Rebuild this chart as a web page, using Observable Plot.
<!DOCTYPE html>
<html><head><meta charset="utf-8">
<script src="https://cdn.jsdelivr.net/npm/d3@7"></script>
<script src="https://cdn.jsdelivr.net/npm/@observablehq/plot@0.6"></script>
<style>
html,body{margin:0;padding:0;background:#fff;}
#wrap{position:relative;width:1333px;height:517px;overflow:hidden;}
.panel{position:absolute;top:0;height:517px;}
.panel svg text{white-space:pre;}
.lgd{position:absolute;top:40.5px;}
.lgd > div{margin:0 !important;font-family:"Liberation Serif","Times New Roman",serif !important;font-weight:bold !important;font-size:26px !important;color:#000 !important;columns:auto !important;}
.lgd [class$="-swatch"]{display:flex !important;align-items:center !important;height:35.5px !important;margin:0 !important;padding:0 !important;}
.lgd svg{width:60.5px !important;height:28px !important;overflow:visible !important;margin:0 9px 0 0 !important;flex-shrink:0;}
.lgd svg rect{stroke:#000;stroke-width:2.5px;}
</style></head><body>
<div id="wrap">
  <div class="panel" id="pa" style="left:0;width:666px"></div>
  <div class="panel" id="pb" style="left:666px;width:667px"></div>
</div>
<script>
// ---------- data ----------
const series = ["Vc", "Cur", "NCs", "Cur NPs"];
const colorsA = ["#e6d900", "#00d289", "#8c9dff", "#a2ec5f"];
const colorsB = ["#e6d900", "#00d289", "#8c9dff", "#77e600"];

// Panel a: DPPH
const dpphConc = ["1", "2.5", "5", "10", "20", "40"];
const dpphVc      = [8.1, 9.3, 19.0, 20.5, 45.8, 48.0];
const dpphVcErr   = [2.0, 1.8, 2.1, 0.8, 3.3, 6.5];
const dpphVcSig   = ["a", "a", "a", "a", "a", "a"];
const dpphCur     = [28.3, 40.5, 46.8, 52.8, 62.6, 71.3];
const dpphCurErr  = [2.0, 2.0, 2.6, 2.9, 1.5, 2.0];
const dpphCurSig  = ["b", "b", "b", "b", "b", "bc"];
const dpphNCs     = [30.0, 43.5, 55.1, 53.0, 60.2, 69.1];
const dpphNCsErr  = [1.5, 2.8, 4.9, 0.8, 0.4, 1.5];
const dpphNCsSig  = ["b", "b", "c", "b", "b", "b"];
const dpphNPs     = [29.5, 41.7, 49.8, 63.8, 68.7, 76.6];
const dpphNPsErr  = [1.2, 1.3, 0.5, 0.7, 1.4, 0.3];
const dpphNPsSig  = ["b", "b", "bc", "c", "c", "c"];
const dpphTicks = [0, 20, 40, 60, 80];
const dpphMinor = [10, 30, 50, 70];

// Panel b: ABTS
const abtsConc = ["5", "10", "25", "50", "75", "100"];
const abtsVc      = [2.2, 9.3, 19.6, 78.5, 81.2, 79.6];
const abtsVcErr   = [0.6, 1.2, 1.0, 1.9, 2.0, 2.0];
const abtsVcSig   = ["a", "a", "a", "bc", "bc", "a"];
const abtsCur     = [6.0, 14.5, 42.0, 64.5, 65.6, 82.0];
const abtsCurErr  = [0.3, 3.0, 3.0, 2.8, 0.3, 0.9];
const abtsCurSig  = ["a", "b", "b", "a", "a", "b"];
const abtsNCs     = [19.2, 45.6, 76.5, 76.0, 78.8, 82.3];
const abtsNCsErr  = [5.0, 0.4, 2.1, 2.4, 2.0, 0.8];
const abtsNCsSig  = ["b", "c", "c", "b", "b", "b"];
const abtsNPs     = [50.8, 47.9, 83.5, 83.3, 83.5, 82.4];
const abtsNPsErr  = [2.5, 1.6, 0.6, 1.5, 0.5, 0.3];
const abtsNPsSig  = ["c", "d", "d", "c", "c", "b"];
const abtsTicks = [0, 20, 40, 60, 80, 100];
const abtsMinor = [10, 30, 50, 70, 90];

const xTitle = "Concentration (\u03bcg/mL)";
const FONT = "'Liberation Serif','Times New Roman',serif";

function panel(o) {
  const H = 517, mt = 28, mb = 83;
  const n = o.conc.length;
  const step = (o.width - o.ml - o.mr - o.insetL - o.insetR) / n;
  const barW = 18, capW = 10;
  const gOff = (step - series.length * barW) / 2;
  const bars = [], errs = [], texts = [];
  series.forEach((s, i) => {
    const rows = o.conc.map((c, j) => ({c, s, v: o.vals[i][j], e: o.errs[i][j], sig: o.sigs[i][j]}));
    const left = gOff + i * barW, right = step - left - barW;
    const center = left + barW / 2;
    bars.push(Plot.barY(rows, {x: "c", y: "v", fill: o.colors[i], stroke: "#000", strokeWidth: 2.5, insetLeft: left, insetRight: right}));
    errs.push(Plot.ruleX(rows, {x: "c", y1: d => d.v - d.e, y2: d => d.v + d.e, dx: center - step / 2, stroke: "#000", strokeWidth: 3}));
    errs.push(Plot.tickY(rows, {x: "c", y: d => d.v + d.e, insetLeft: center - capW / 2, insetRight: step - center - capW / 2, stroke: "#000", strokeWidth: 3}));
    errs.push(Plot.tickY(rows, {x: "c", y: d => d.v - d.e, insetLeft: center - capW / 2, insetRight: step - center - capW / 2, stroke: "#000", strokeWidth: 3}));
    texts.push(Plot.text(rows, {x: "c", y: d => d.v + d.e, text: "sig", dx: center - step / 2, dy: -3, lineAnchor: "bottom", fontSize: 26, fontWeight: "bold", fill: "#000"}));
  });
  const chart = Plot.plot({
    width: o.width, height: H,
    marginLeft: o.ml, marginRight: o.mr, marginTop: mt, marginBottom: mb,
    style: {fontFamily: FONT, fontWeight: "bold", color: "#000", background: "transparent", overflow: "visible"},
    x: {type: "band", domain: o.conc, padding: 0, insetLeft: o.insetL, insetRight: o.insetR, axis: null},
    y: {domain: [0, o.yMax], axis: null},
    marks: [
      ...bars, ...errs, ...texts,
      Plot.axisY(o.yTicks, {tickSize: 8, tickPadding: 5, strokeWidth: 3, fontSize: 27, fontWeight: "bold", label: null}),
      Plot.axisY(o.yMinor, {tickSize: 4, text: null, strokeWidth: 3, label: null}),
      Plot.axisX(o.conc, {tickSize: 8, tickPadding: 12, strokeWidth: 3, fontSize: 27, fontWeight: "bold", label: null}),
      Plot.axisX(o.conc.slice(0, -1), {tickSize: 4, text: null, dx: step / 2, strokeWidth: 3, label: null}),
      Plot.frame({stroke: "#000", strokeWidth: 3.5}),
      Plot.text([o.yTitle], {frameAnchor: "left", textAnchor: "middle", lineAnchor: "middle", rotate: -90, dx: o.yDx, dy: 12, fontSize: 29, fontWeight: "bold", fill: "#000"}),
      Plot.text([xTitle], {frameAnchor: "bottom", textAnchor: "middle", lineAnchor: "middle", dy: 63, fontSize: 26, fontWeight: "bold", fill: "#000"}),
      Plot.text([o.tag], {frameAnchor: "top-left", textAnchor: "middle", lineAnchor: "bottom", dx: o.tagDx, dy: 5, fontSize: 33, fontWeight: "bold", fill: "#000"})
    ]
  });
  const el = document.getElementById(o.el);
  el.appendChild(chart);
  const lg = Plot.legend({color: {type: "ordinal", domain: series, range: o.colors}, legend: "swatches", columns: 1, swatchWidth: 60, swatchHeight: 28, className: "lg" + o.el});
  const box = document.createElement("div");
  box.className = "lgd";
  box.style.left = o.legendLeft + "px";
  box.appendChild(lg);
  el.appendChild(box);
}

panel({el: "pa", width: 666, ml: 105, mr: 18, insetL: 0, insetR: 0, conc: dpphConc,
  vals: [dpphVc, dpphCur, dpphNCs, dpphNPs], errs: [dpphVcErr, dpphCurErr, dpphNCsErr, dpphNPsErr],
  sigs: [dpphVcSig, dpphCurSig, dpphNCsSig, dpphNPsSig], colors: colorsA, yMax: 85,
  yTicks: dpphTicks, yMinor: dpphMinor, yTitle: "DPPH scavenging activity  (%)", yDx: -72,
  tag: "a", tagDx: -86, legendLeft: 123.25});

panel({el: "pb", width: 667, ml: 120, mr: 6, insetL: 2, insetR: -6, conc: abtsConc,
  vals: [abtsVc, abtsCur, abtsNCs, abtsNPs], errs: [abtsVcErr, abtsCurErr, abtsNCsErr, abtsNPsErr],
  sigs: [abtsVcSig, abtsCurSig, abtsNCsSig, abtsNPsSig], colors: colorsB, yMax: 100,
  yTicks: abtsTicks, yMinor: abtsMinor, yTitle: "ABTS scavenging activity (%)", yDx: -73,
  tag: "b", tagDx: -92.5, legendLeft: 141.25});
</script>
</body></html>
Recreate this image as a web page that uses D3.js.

## Request
Every line from the first entry to the line containing "const dpphMinor = [10, 30, 50, 70];" should be transcribed exactly, and nothing beyond it.

## The response
Rebuild this chart as a web page, using Observable Plot.
<!DOCTYPE html>
<html><head><meta charset="utf-8">
<script src="https://cdn.jsdelivr.net/npm/d3@7"></script>
<script src="https://cdn.jsdelivr.net/npm/@observablehq/plot@0.6"></script>
<style>
html,body{margin:0;padding:0;background:#fff;}
#wrap{position:relative;width:1333px;height:517px;overflow:hidden;}
.panel{position:absolute;top:0;height:517px;}
.panel svg text{white-space:pre;}
.lgd{position:absolute;top:40.5px;}
.lgd > div{margin:0 !important;font-family:"Liberation Serif","Times New Roman",serif !important;font-weight:bold !important;font-size:26px !important;color:#000 !important;columns:auto !important;}
.lgd [class$="-swatch"]{display:flex !important;align-items:center !important;height:35.5px !important;margin:0 !important;padding:0 !important;}
.lgd svg{width:60.5px !important;height:28px !important;overflow:visible !important;margin:0 9px 0 0 !important;flex-shrink:0;}
.lgd svg rect{stroke:#000;stroke-width:2.5px;}
</style></head><body>
<div id="wrap">
  <div class="panel" id="pa" style="left:0;width:666px"></div>
  <div class="panel" id="pb" style="left:666px;width:667px"></div>
</div>
<script>
// ---------- data ----------
const series = ["Vc", "Cur", "NCs", "Cur NPs"];
const colorsA = ["#e6d900", "#00d289", "#8c9dff", "#a2ec5f"];
const colorsB = ["#e6d900", "#00d289", "#8c9dff", "#77e600"];

// Panel a: DPPH
const dpphConc = ["1", "2.5", "5", "10", "20", "40"];
const dpphVc      = [8.1, 9.3, 19.0, 20.5, 45.8, 48.0];
const dpphVcErr   = [2.0, 1.8, 2.1, 0.8, 3.3, 6.5];
const dpphVcSig   = ["a", "a", "a", "a", "a", "a"];
const dpphCur     = [28.3, 40.5, 46.8, 52.8, 62.6, 71.3];
const dpphCurErr  = [2.0, 2.0, 2.6, 2.9, 1.5, 2.0];
const dpphCurSig  = ["b", "b", "b", "b", "b", "bc"];
const dpphNCs     = [30.0, 43.5, 55.1, 53.0, 60.2, 69.1];
const dpphNCsErr  = [1.5, 2.8, 4.9, 0.8, 0.4, 1.5];
const dpphNCsSig  = ["b", "b", "c", "b", "b", "b"];
const dpphNPs     = [29.5, 41.7, 49.8, 63.8, 68.7, 76.6];
const dpphNPsErr  = [1.2, 1.3, 0.5, 0.7, 1.4, 0.3];
const dpphNPsSig  = ["b", "b", "bc", "c", "c", "c"];
const dpphTicks = [0, 20, 40, 60, 80];
const dpphMinor = [10, 30, 50, 70];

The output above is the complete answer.